I live in Houston, Texas but have a summer home in Rhode Island, one of the states appealing for more federal help. According to the EIA’s latest data for June 2023, the average residential electricity price for Rhode Island was 26.04 cents per kilowatt-hour. That compares with Texas’ price of 14.20 cents/kWh. Any action to keep the price of Rhode Island residential electricity prices in check would benefit my pocketbook.
It is more meaningful to me to have Rhode Island electricity prices held down. I have a 24-panel, 7.92-kilowatt solar installation on my house’s roof. My 15-year contract with the local utility, which buys my power for 34.75 cents/kWh, uses my revenue from the solar panels to eliminate most of my monthly bill and refunds the surplus funds. The total cost of my system was repaid by electric bill cancellations and surplus payments in 60 months. The amount of surplus payments depends on the price of my electricity, so if it is held down, I earn more profit. Yea! But if my income tax bill and the cost of credit I use, which is impacted by the growing government debt, increases because of reduced offshore wind lease bonus money flowing to the federal government, I will suffer. Boo!
Should I be cheering or booing? Since I cannot calculate the respective impacts of this plan, I can only do a back-of-the-envelope analysis. There are one million residents in Rhode Island. I am not one, because I am only here for a few months a year, but the increased federal money flowing to Rhode Island to ease electricity bills will be more impactful than the cost imposed on the other 291 million people in the U.S., of which Texas represents a little over 10%.

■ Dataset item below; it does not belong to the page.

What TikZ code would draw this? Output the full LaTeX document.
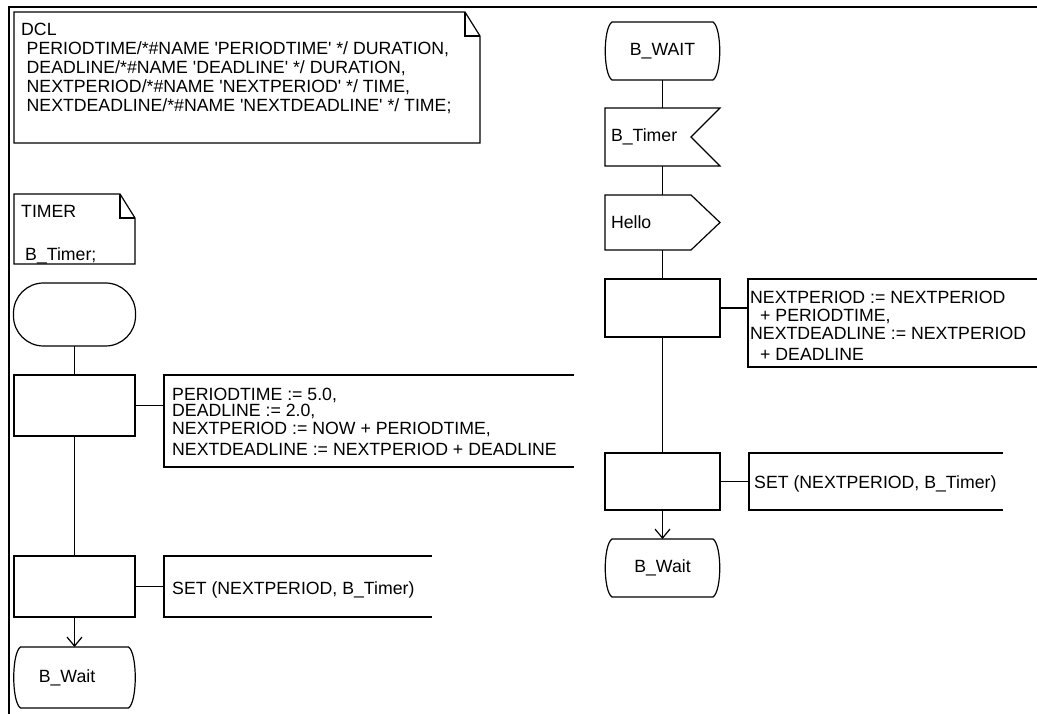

Selfishly, I hope Biden caves to the governors’ requests. I think it is likely since offshore wind is the centerpiece of his climate change agenda, and it appeals to his environmental supporters whom he will need in his upcoming election campaign. On the other hand, I am personally opposed to federal subsidies that distort the economics of energy. Therein lies my conflict – object on principle or accept the personal benefit. The reality is I have no say in what happens.